E allora non resta che celebrare ogni passo e ogni canestro di una franchigia che ci fa strabuzzare gli occhi a ogni azione, attentando (mette i brividi solamente pensarci) al magico 72-10 di quei Chicago Bulls targati Michael Jordan e compagnia bellissima. 

 

1. DAMIANO LA TOCCA PIANO

Gira voce (non so eh, me lo invento io) che la mancata convocazione all’All Star Game l’abbia fatto imbestialire non poco. Della serie: “Ah sì, bene…Ora ve la faccio vedere io”.

Da metà febbraio, Damian Lillard sta letteralmente incendiando i parquet della Lega, trascinando i suoi sorprendenti Trail Blazers e collezionando cifre da MVP. Nel senso: in questo momento, dopo Curry c’è lui.

I trentelli, ormai, non fanno più nemmeno notizia. E così le mitragliate senza fine dall’arco. I 50 della gara contro i Raptors, però, meritano di essere degnamente sottolineati.
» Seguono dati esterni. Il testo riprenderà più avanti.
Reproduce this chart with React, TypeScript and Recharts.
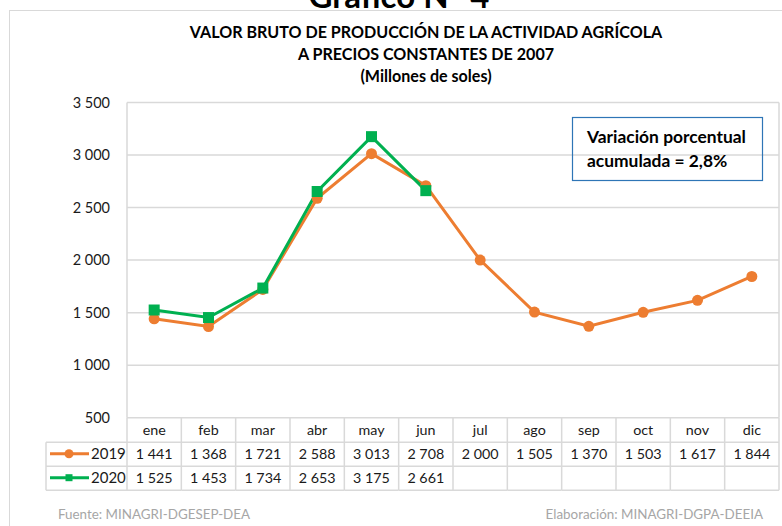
import React from "react";
import { LineChart, Line, XAxis, YAxis, CartesianGrid } from "recharts";

const months = ["ene", "feb", "mar", "abr", "may", "jun", "jul", "ago", "sep", "oct", "nov", "dic"];
const values2019 = [1441, 1368, 1721, 2588, 3013, 2708, 2000, 1505, 1370, 1503, 1617, 1844];
const values2020 = [1525, 1453, 1734, 2653, 3175, 2661, null, null, null, null, null, null];
const yTicks = [500, 1000, 1500, 2000, 2500, 3000, 3500];
const seriesNames = ["2019", "2020"];

const data = months.map((m, i) => ({ month: m, y2019: values2019[i], y2020: values2020[i] }));

const ORANGE = "#ED7D31";
const GREEN = "#00B050";
const GRID = "#D9D9D9";
const FONT = "Lato, 'Open Sans', sans-serif";

const fmt = (n: number | null) => (n == null ? "" : String(n).replace(/\B(?=(\d{3})+(?!\d))/g, " "));

function TableTick(props: any) {
  const { x, y, payload } = props;
  const i: number = payload.index ?? props.index;
  const w = (payload.offset ?? 27.17) * 2;
  const left = x - w / 2;
  const right = x + w / 2;
  const r1 = y + 24.5;
  const r2 = y + 48.5;
  const r3 = y + 72.5;
  const legLeft = left - 81;
  const text = { fontFamily: FONT, fontSize: 14.3, fill: "#1a1a1a", textAnchor: "middle" as const };
  return (
    <g>
      <line x1={left} x2={left} y1={y} y2={r3} stroke={GRID} strokeWidth={1.5} />
      {i === months.length - 1 && <line x1={right} x2={right} y1={y} y2={r3} stroke={GRID} strokeWidth={1.5} />}
      {[r1, r2, r3].map((ry) => (
        <line key={ry} x1={i === 0 ? legLeft : left} x2={right} y1={ry} y2={ry} stroke={GRID} strokeWidth={1.5} />
      ))}
      <text {...text} x={x} y={y + 17}>{payload.value}</text>
      <text {...text} x={x} y={r1 + 17}>{fmt(values2019[i])}</text>
      <text {...text} x={x} y={r2 + 17}>{fmt(values2020[i])}</text>
      {i === 0 && (
        <g>
          <line x1={legLeft} x2={legLeft} y1={r1} y2={r3} stroke={GRID} strokeWidth={1.5} />
          <line x1={legLeft + 4} x2={legLeft + 43} y1={r1 + 11.5} y2={r1 + 11.5} stroke={ORANGE} strokeWidth={3} />
          <circle cx={legLeft + 23} cy={r1 + 11.5} r={4.5} fill={ORANGE} />
          <line x1={legLeft + 4} x2={legLeft + 43} y1={r2 + 11.5} y2={r2 + 11.5} stroke={GREEN} strokeWidth={3} />
          <rect x={legLeft + 19.5} y={r2 + 8} width={7} height={7} fill={GREEN} />
          <text {...text} fontSize={15} textAnchor="start" x={legLeft + 45} y={r1 + 17}>{seriesNames[0]}</text>
          <text {...text} fontSize={15} textAnchor="start" x={legLeft + 45} y={r2 + 17}>{seriesNames[1]}</text>
        </g>
      )}
    </g>
  );
}

function SquareDot(props: any) {
  const { cx, cy } = props;
  if (cx == null || cy == null || props.value == null) return null;
  return <rect x={cx - 5.5} y={cy - 5.5} width={11} height={11} fill={GREEN} />;
}

export default function App() {
  return (
    <div style={{ position: "absolute", left: 0, top: 0, width: 782, height: 526, overflow: "hidden", background: "#fff" }}>
      <div style={{ position: "absolute", left: 9, top: 10, width: 820, height: 600, border: `1.5px solid ${GRID}` }} />
      <div style={{ position: "absolute", left: 0, top: 0 }}>
        <LineChart width={782} height={526} data={data} margin={{ top: 102.5, right: 0, left: 67, bottom: 0 }}>
          <CartesianGrid vertical={false} stroke={GRID} strokeWidth={1.5} />
          <XAxis
            dataKey="month"
            scale="band"
            height={108.3}
            axisLine={false}
            tickLine={false}
            tickSize={0}
            tickMargin={0}
            interval={0}
            tick={<TableTick />}
          />
          <YAxis
            domain={[500, 3500]}
            ticks={yTicks}
            width={60}
            axisLine={{ stroke: GRID, strokeWidth: 1.5 }}
            tickLine={false}
            tickSize={0}
            tickMargin={17}
            tickFormatter={(v: number) => fmt(v)}
            tick={{ fontFamily: FONT, fontSize: 14.5, fill: "#1a1a1a" }}
          />
          <YAxis
            yAxisId="r"
            orientation="right"
            domain={[500, 3500]}
            width={3}
            tick={false}
            tickLine={false}
            axisLine={{ stroke: GRID, strokeWidth: 1.5 }}
          />
          <Line
            dataKey="y2019"
            stroke={ORANGE}
            strokeWidth={3}
            dot={{ r: 5.5, fill: ORANGE, stroke: ORANGE, strokeWidth: 0 }}
            isAnimationActive={false}
          />
          <Line
            dataKey="y2020"
            stroke={GREEN}
            strokeWidth={3}
            dot={<SquareDot />}
            isAnimationActive={false}
          />
        </LineChart>
      </div>
      <svg width={782} height={526} style={{ position: "absolute", left: 0, top: 0, pointerEvents: "none" }}>
        <g fontFamily={FONT}>
          <text x={399} y={8} textAnchor="middle" fontSize={33} fontWeight={700} fill="#000">Gráfico N° 4</text>
          <text x={426} y={38} textAnchor="middle" fontSize={16.1} fontWeight={700} fill="#000">VALOR BRUTO DE PRODUCCIÓN DE LA ACTIVIDAD AGRÍCOLA</text>
          <text x={426} y={60} textAnchor="middle" fontSize={16.1} fontWeight={700} fill="#000">A PRECIOS CONSTANTES DE 2007</text>
          <text x={426} y={82} textAnchor="middle" fontSize={16.1} fontWeight={700} fill="#000">(Millones de soles)</text>
          <rect x={572.5} y={117.5} width={190} height={63} fill="none" stroke="#2E75B6" strokeWidth={1.2} />
          <text x={587} y={143} fontSize={17.4} fontWeight={700} fill="#000">Variación porcentual</text>
          <text x={587} y={167} fontSize={17.4} fontWeight={700} fill="#000">acumulada = 2,8%</text>
          <text x={58} y={519} fontSize={13.4} fill="#A6A6A6">Fuente: MINAGRI-DGESEP-DEA</text>
          <text x={763} y={519} textAnchor="end" fontSize={13.4} fill="#A6A6A6">Elaboración: MINAGRI-DGPA-DEEIA</text>
        </g>
      </svg>
    </div>
  );
}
Anche se sono stati vani, dato che, alla fine, è stata Toronto ad aver la meglio, con un DeRozan da 24/25 ai liberi.

Comunque, 50 sono sempre 50, che tu vinca o meno. 16/28 dal campo, 6/13 da tre (con un buzzer da metà campo), 12/13 a cronometro fermo e pure 5 assist.

Cari amici dell’All Star Game, la prossima volta pensateci due volte prima di lasciarlo a casa. Per il bene degli avversari.